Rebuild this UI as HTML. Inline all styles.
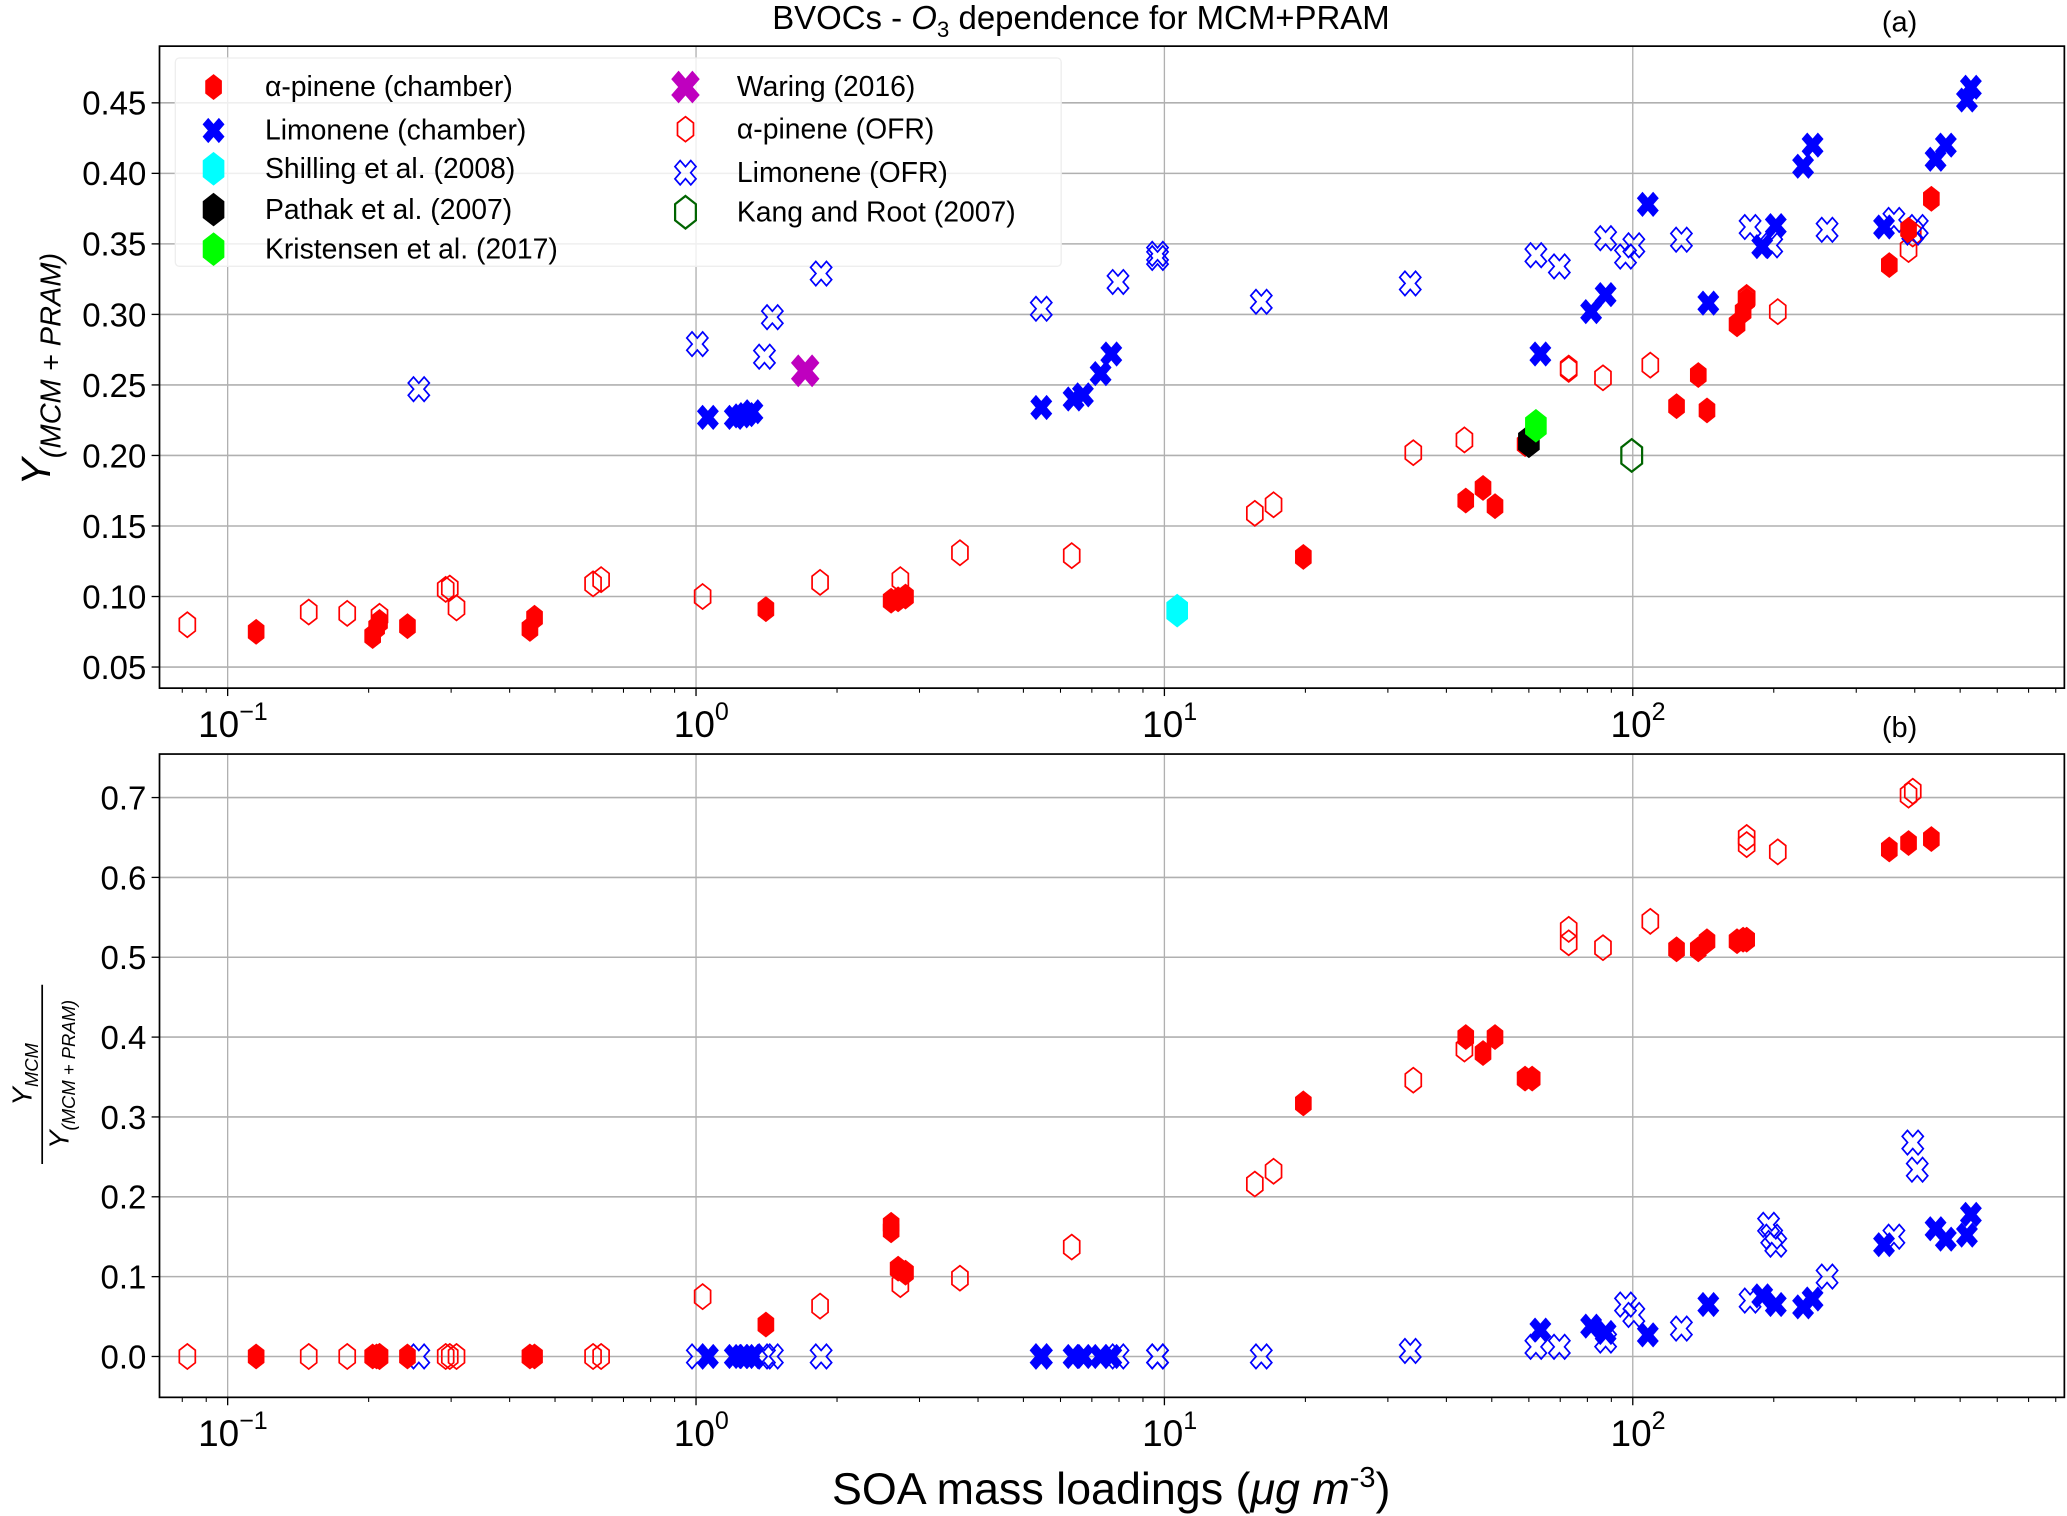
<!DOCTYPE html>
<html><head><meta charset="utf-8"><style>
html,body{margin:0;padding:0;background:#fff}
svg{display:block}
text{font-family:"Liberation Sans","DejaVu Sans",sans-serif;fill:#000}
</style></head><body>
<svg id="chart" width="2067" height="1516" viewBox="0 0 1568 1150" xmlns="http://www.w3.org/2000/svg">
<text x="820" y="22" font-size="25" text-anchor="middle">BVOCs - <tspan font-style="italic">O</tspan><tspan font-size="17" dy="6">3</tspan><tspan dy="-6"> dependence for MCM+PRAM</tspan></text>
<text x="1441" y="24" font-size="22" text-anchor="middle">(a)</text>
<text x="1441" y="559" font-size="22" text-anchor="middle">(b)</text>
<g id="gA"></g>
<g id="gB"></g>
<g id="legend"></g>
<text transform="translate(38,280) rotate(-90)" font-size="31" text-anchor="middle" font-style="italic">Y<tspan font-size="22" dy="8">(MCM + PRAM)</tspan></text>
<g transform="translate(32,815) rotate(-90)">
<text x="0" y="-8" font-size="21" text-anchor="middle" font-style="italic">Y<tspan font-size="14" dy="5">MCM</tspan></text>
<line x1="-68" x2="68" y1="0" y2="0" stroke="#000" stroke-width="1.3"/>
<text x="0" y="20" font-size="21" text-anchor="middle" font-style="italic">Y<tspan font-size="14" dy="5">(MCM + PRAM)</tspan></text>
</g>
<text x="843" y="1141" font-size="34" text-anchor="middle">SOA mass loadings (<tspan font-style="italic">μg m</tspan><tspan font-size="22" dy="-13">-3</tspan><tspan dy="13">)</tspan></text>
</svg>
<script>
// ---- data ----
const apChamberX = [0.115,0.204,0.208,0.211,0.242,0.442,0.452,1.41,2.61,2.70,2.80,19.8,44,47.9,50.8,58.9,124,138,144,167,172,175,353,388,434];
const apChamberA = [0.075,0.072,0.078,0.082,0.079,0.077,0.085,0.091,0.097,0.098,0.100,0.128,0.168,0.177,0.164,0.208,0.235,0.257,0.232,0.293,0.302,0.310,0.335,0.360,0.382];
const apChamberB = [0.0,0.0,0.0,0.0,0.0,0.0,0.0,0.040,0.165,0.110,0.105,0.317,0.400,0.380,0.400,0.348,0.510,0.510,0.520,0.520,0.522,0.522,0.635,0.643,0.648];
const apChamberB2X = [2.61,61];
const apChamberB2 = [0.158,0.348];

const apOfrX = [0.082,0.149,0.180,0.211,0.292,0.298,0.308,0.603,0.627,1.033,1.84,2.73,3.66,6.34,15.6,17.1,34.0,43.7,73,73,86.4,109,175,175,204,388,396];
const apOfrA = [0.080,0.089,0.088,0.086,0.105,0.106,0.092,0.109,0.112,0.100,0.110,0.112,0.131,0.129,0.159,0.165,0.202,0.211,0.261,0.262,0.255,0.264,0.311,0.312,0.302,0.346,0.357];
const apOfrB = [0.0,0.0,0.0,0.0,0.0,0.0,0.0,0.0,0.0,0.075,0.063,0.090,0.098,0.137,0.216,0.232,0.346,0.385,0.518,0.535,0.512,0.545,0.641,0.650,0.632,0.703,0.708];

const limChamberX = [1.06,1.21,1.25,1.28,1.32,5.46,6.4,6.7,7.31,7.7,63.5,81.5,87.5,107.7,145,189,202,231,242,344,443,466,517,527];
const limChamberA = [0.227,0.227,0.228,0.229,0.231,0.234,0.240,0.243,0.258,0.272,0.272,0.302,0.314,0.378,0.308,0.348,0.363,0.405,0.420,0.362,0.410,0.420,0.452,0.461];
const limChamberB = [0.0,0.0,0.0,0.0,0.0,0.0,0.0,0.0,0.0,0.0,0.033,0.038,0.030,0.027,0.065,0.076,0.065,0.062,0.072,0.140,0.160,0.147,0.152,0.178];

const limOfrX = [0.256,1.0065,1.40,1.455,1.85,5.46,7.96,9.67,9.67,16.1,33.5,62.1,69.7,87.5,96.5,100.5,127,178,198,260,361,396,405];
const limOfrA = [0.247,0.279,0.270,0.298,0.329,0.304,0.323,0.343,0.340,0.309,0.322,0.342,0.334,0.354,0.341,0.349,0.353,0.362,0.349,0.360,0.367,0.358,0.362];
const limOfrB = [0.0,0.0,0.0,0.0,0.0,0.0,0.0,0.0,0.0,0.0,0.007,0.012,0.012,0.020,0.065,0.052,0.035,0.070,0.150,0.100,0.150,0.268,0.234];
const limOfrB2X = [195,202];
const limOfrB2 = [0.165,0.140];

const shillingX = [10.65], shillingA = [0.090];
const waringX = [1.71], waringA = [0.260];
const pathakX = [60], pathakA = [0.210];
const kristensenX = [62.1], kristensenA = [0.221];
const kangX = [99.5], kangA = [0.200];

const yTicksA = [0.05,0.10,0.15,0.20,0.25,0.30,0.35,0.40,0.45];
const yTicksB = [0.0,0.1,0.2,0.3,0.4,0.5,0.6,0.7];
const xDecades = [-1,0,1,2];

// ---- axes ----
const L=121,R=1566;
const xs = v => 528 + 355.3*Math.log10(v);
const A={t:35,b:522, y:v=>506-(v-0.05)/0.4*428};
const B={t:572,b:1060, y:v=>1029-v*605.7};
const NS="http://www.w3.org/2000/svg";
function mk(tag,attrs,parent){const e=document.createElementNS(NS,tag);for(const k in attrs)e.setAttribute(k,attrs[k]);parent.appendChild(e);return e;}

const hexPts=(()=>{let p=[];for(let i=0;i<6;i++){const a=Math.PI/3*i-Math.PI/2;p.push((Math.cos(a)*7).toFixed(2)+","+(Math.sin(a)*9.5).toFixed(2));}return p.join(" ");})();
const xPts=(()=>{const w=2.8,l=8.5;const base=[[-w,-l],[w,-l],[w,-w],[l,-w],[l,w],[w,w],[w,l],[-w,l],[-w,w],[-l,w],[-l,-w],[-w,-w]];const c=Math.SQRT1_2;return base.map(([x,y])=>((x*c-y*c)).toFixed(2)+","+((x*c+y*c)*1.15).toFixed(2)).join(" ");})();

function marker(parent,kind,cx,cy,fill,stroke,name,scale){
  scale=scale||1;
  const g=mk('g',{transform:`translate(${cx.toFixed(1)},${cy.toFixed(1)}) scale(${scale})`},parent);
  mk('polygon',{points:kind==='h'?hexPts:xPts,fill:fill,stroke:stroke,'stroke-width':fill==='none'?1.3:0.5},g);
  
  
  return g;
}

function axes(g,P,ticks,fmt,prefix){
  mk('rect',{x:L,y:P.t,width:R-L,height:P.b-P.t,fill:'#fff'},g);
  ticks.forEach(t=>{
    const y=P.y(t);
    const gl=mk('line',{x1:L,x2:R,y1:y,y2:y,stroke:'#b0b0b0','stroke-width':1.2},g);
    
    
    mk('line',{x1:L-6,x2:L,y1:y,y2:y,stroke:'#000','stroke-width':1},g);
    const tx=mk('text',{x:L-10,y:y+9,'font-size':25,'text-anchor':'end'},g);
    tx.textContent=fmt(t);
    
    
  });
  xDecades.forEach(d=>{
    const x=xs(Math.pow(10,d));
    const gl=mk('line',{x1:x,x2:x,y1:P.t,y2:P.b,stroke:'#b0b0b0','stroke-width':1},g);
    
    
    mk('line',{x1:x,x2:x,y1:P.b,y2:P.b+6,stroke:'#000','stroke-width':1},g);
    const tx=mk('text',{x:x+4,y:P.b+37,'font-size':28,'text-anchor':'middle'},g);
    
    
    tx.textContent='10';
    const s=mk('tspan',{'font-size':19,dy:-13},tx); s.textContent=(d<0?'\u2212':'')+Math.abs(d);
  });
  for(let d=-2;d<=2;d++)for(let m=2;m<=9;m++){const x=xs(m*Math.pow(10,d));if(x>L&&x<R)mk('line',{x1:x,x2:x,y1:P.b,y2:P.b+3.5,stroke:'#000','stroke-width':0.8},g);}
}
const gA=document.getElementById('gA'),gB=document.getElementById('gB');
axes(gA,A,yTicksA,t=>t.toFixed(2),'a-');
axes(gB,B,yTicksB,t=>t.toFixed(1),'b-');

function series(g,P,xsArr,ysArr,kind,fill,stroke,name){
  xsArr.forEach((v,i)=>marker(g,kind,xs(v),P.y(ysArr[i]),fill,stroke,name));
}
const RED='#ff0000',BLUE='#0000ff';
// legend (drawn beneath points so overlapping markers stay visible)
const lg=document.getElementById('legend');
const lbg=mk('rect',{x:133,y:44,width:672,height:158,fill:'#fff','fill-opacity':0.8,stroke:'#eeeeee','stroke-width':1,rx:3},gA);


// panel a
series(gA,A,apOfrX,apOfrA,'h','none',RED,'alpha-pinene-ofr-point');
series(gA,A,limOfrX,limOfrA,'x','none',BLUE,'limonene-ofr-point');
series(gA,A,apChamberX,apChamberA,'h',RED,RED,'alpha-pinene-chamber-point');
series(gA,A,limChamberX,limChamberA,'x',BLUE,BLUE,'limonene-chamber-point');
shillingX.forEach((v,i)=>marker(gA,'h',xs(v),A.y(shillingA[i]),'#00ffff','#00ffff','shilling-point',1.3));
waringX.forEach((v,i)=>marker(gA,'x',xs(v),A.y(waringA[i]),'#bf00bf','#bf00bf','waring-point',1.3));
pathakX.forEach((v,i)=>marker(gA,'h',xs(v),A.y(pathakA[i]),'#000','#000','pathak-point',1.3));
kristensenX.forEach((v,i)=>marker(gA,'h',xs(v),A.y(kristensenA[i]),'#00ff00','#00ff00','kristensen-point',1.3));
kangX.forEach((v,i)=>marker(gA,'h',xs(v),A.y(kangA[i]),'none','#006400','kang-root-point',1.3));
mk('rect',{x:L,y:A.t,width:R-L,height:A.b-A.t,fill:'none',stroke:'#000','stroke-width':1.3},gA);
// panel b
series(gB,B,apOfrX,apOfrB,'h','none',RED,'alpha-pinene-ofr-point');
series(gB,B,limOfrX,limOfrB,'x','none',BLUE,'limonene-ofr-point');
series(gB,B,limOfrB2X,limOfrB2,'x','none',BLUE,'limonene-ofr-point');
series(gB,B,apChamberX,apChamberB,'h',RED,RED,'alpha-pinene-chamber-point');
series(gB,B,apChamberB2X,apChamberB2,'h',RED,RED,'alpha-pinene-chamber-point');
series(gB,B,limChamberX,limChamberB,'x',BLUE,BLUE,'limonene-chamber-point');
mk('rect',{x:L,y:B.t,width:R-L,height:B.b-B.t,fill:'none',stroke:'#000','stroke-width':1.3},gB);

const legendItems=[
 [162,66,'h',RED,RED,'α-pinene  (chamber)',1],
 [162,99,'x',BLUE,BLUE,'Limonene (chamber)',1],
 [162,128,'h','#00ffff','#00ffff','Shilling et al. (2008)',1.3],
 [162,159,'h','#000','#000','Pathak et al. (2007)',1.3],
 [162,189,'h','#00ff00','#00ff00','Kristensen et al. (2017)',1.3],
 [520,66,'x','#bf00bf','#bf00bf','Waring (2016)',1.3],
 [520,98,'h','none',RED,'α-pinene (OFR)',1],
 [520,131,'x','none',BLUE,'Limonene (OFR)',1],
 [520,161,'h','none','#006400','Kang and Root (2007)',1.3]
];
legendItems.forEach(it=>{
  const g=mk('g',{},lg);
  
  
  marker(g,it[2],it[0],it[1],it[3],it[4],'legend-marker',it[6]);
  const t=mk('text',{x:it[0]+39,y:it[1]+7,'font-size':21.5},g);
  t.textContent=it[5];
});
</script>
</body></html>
▬▬▬▬▬▬
DIRECTION: Starting at the top of the listing above, reproduce each line up to and including the one with "const apChamberB2 = [0.158,0.348];"; omit the pictures.

THE RESULT:
Rebuild this UI as HTML. Inline all styles.
<!DOCTYPE html>
<html><head><meta charset="utf-8"><style>
html,body{margin:0;padding:0;background:#fff}
svg{display:block}
text{font-family:"Liberation Sans","DejaVu Sans",sans-serif;fill:#000}
</style></head><body>
<svg id="chart" width="2067" height="1516" viewBox="0 0 1568 1150" xmlns="http://www.w3.org/2000/svg">
<text x="820" y="22" font-size="25" text-anchor="middle">BVOCs - <tspan font-style="italic">O</tspan><tspan font-size="17" dy="6">3</tspan><tspan dy="-6"> dependence for MCM+PRAM</tspan></text>
<text x="1441" y="24" font-size="22" text-anchor="middle">(a)</text>
<text x="1441" y="559" font-size="22" text-anchor="middle">(b)</text>
<g id="gA"></g>
<g id="gB"></g>
<g id="legend"></g>
<text transform="translate(38,280) rotate(-90)" font-size="31" text-anchor="middle" font-style="italic">Y<tspan font-size="22" dy="8">(MCM + PRAM)</tspan></text>
<g transform="translate(32,815) rotate(-90)">
<text x="0" y="-8" font-size="21" text-anchor="middle" font-style="italic">Y<tspan font-size="14" dy="5">MCM</tspan></text>
<line x1="-68" x2="68" y1="0" y2="0" stroke="#000" stroke-width="1.3"/>
<text x="0" y="20" font-size="21" text-anchor="middle" font-style="italic">Y<tspan font-size="14" dy="5">(MCM + PRAM)</tspan></text>
</g>
<text x="843" y="1141" font-size="34" text-anchor="middle">SOA mass loadings (<tspan font-style="italic">μg m</tspan><tspan font-size="22" dy="-13">-3</tspan><tspan dy="13">)</tspan></text>
</svg>
<script>
// ---- data ----
const apChamberX = [0.115,0.204,0.208,0.211,0.242,0.442,0.452,1.41,2.61,2.70,2.80,19.8,44,47.9,50.8,58.9,124,138,144,167,172,175,353,388,434];
const apChamberA = [0.075,0.072,0.078,0.082,0.079,0.077,0.085,0.091,0.097,0.098,0.100,0.128,0.168,0.177,0.164,0.208,0.235,0.257,0.232,0.293,0.302,0.310,0.335,0.360,0.382];
const apChamberB = [0.0,0.0,0.0,0.0,0.0,0.0,0.0,0.040,0.165,0.110,0.105,0.317,0.400,0.380,0.400,0.348,0.510,0.510,0.520,0.520,0.522,0.522,0.635,0.643,0.648];
const apChamberB2X = [2.61,61];
const apChamberB2 = [0.158,0.348];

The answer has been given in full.